Francis Bacon, Étude pour le
portrait d’Henrietta Moraes
,
huile sur toile, 198 x 147 cm
Estimation : 5 / 7 millions $
© ADAGP
En 1964, le galeriste Arturo Schwarz convainct Marcel Duchamp de produire dix nouvelles séries de ses quatorze œuvres favorites. Huit d’entre elles ont été dispersées ou figurent dans les collections de musées nord-américains, le musée des Beaux-Arts du Canada à Ottawa et l’Indiana University Art Museum de Bloomington. Les deux dernières, signées et dédicacées, étaient destinées à Duchamp, qui fit don de la sienne au Centre Pompidou, et à Arturo Schwarz qui l’a conservée dans sa collection jusqu’à ce jour. Ces pièces en excellent état sont tirées des créations des années 1913 – 1920. Outre l’inaugurale Roue de bicyclette qui pourrait atteindre les 3 millions de dollars, le Porte-bouteilles (800 000 $) ou la fameuse Fontaine, un urinoir signé R. Mutt pour signifier la «mut»ation de l’objet opérée par l’œil de l’artiste (1,5 millions $), on trouve un peigne intitulé 3 ou 4 gouttes de hauteur n’ont rien à faire avec la sauvagerie (200 000 $) ou le Pliant de voyage, une machine à écrire Underwood dans son emballage d’origine (300 000 $).
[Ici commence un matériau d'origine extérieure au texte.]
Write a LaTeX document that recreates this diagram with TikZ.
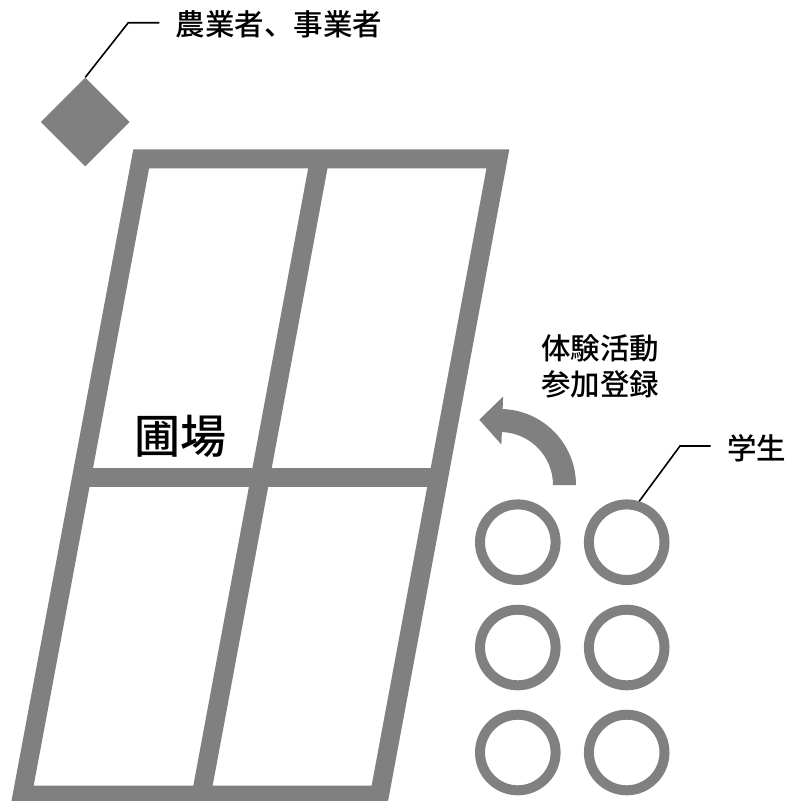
\documentclass[tikz,border=0pt]{standalone}
\usepackage{fontspec}
\newfontfamily\jp{Noto Sans CJK JP Medium}
\usetikzlibrary{shapes.geometric,calc}
\definecolor{fieldgray}{HTML}{808080}
\begin{document}
\begin{tikzpicture}[x=1pt,y=1pt,
  frame/.style={draw=fieldgray,line width=19pt,line join=miter},
  leader/.style={draw=black,line width=1.6pt},
  lbl/.style={font=\jp\fontsize{29.5}{36}\selectfont,inner sep=0pt,align=center},
  person/.style={circle,draw=fieldgray,line width=10pt,minimum size=75.6pt,inner sep=0pt}]
\useasboundingbox (0,0) rectangle (793,-801);
% field frame
\coordinate (TL) at (141.2,-158.8);
\coordinate (TM) at (319.6,-158.8);
\coordinate (TR) at (497.9,-158.8);
\coordinate (ML) at (82.0,-477);
\coordinate (MR) at (438.7,-477);
\coordinate (BL) at (22.2,-795.2);
\coordinate (BM) at (201.2,-795.2);
\coordinate (BR) at (379.5,-795.2);
\draw[frame] (TL) -- (TR) -- (BR) -- (BL) -- cycle;
\draw[frame] (TM) -- (BM);
\draw[frame] (ML) -- (MR);
\node[font=\jp\fontsize{46}{50}\selectfont,inner sep=0pt] (field) at (180,-436.7) {圃場};
% farmer
\node[diamond,aspect=1,fill=fieldgray,minimum width=89pt,minimum height=89pt,inner sep=0pt] (farmer) at (85.3,-122) {};
\node[lbl] (farmerlbl) at (279,-24.5) {農業者、事業者};
\coordinate (fbend) at (128.3,-22.7);
\coordinate (fend) at (159.3,-22.7);
\draw[leader] (farmer.north) -- (fbend) -- (fend);
% curved arrow
\coordinate (C) at (500,-485);
\fill[fieldgray] ($(C)+(0:76)$) arc[start angle=0,end angle=88,radius=76]
  -- ($(C)+(88:88.5)$) -- ($(C)+(88:64.5)+(178:23)$) -- ($(C)+(88:40.5)$)
  -- ($(C)+(88:53)$) arc[start angle=88,end angle=0,radius=53] -- cycle;
\node[lbl] (activity) at (600,-366) {体験活動\\参加登録};
% students
\foreach \r/\y in {1/-542.2,2/-647.5,3/-752.5}{
  \node[person] (s\r a) at (517.8,\y) {};
  \node[person] (s\r b) at (626.7,\y) {};
}
\node[lbl] (studentlbl) at (756.7,-448) {学生};
\coordinate (sbend) at (680,-446);
\coordinate (send) at (710.7,-446);
\draw[leader] (s1b.73.6) -- (sbend) -- (send);
\end{tikzpicture}
\end{document}
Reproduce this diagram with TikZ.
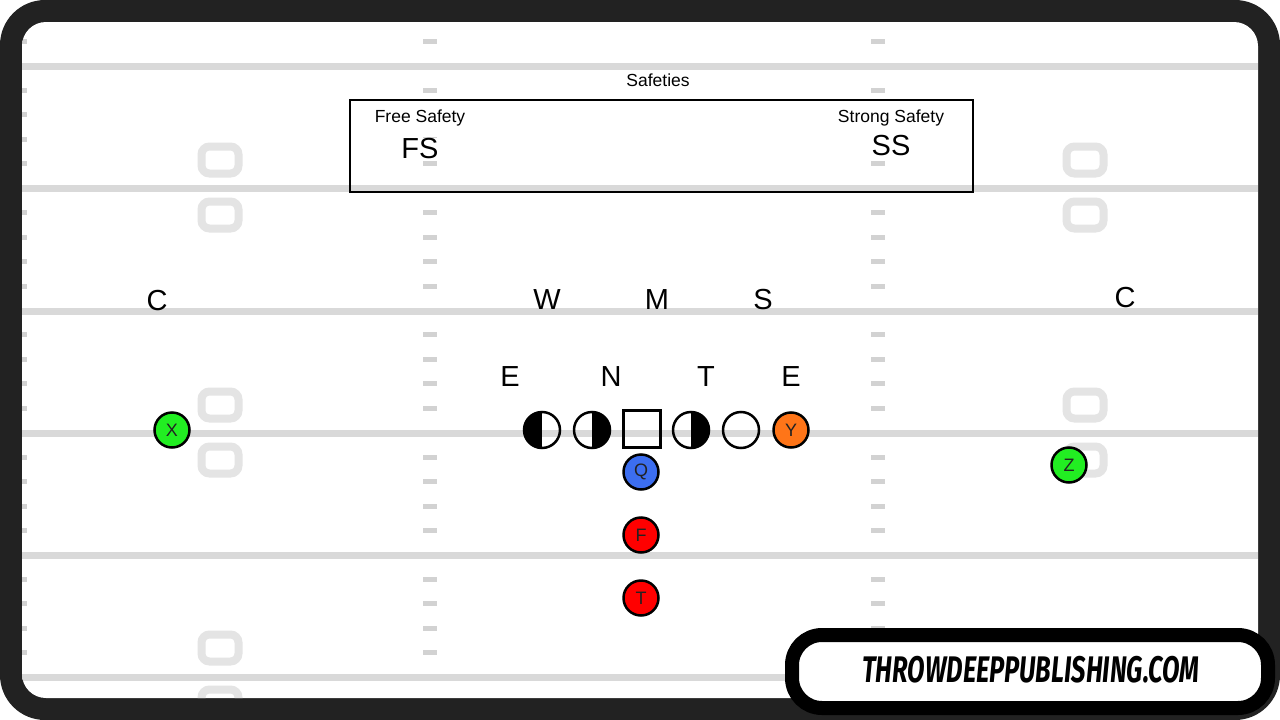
\documentclass[tikz,border=0pt]{standalone}
\usepackage{fontspec}
\usepackage{graphicx}
\setmainfont{Liberation Sans}
\newfontfamily\logofont{Fira Sans}
\definecolor{framecol}{HTML}{222222}
\definecolor{linegray}{HTML}{D9D9D9}
\definecolor{hashgray}{HTML}{D2D2D2}
\definecolor{numgray}{HTML}{E4E4E4}
\definecolor{wrgreen}{HTML}{22EE22}
\definecolor{teorange}{HTML}{FF7518}
\definecolor{qbblue}{HTML}{3C6EF0}
\definecolor{rbred}{HTML}{FF0000}
\tikzset{
  yardline/.style = {linegray, line width=7pt},
  hashmark/.style = {hashgray, line width=5pt},
  numeral/.style  = {numgray, line width=8pt, rounded corners=8pt},
  player/.style   = {circle, draw=black, line width=2.5pt, minimum size=35pt, inner sep=0pt,
                     text=framecol, font=\fontsize{18}{20}\selectfont},
  lineman/.style  = {circle, draw=black, line width=2.5pt, minimum size=36pt, inner sep=0pt},
  lefthalf/.style = {path picture={\fill[black] (path picture bounding box.north west) rectangle (path picture bounding box.south);}},
  righthalf/.style= {path picture={\fill[black] (path picture bounding box.north) rectangle (path picture bounding box.south east);}},
  defense/.style  = {font=\fontsize{29}{32}\selectfont, inner sep=1pt},
  caption/.style  = {font=\fontsize{17.5}{20}\selectfont, inner sep=1pt, fill=white}
}
\newcommand{\logotext}{THROWDEEPPUBLISHING.COM}

\begin{document}
\begin{tikzpicture}[x=1pt,y=-1pt]
  \useasboundingbox (0,0) rectangle (1280,720);
  % frame
  \fill[framecol,rounded corners=45pt] (0,0) rectangle (1280,720);
  \fill[white,rounded corners=24pt] (22,22) rectangle (1258,698);
  \begin{scope}
    \clip[rounded corners=24pt] (22,22) rectangle (1258,698);
    % hash marks
    \foreach \k in {0,...,26} {
      \pgfmathsetmacro{\hy}{41.55+24.45*\k}
      \draw[hashmark] (12,\hy) -- (27,\hy);
      \draw[hashmark] (423,\hy) -- (437,\hy);
      \draw[hashmark] (871,\hy) -- (885,\hy);
    }
    % yard lines
    \foreach \y in {66,188.5,311,433,555,677}
      \draw[yardline] (22,\y) -- (1258,\y);
    % numbers
    \foreach \x in {220,1085}
      \foreach \y in {160,215,405,460,648,703}
        \draw[numeral] ({\x-18.5},{\y-13.5}) rectangle ++(37,27);
  \end{scope}
  % safeties
  \node[draw=black,line width=2.8pt,minimum width=623pt,minimum height=92pt] (box) at (661.5,146) {};
  \node[caption] (saf) at (658,80) {Safeties};
  \node[caption] (fslab) at (420,118) {Free Safety};
  \node[caption] (sslab) at (891,118) {Strong Safety};
  \node[defense,fill=white] (fs) at (420,149) {FS};
  \node[defense,fill=white] (ss) at (891,146) {SS};
  % linebackers and corners
  \node[defense] (cl) at (157,301) {C};
  \node[defense] (w) at (547,300) {W};
  \node[defense] (m) at (657,300) {M};
  \node[defense] (s) at (763,300) {S};
  \node[defense] (cr) at (1125,298) {C};
  % line
  \node[defense] (el) at (510,377) {E};
  \node[defense] (n) at (611,377) {N};
  \node[defense] (t) at (706,377) {T};
  \node[defense] (er) at (791,377) {E};
  % offense
  \node[player,fill=wrgreen] (x) at (172,430) {X};
  \node[lineman,lefthalf] (lt) at (542,430) {};
  \node[lineman,righthalf] (lg) at (592,430) {};
  \node[draw=black,line width=2.5pt,minimum size=37pt,inner sep=0pt] (ctr) at (642,429) {};
  \node[lineman,righthalf] (rg) at (691,430) {};
  \node[lineman] (rt) at (741,430) {};
  \node[player,fill=teorange] (y) at (791,430) {Y};
  \node[player,fill=qbblue] (q) at (641,472) {Q};
  \node[player,fill=rbred] (fb) at (641,535) {F};
  \node[player,fill=rbred] (tb) at (641,598) {T};
  \node[player,fill=wrgreen] (z) at (1069,465) {Z};
  % logo
  \node[draw=black,fill=white,line width=14pt,rounded corners=30pt,
        minimum width=476pt,minimum height=73pt] (logo) at (1030,671.5) {};
  \node (logotxt) at (1031,670) {\scalebox{0.69}[1]{\logofont\bfseries\itshape\fontsize{37}{40}\selectfont\logotext}};
\end{tikzpicture}
\end{document}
En plus de cet ensemble, Phillips a réuni des lots plus conformes à ceux sélectionnés par ses concurrents. Côté Pop Art, on trouve Noise d’Ed Ruscha (1 millions $), une toile de 1963 à inscription jaune sur fond bleu très similaire au Talk about space mis en vente demain par Christie’s, ainsi qu’un Autoportrait d’Andy Warhol, daté de 1986 et estimé à 3 millions de dollars, version rouge et estampillée de celui qui figure en couverture du catalogue de la vente Sotheby’s du 15 mai. De même, Phillips et Sotheby’s proposent chacun une esquisse de Francis Bacon provenant de la Malborough Fine Art de Londres : une étude en grand format de 1964 pour le Portrait d’Henrietta Moraes pour le premier (5 millions $) et une étude postérieure pour Le corps humain (2,5 millions $) pour le second.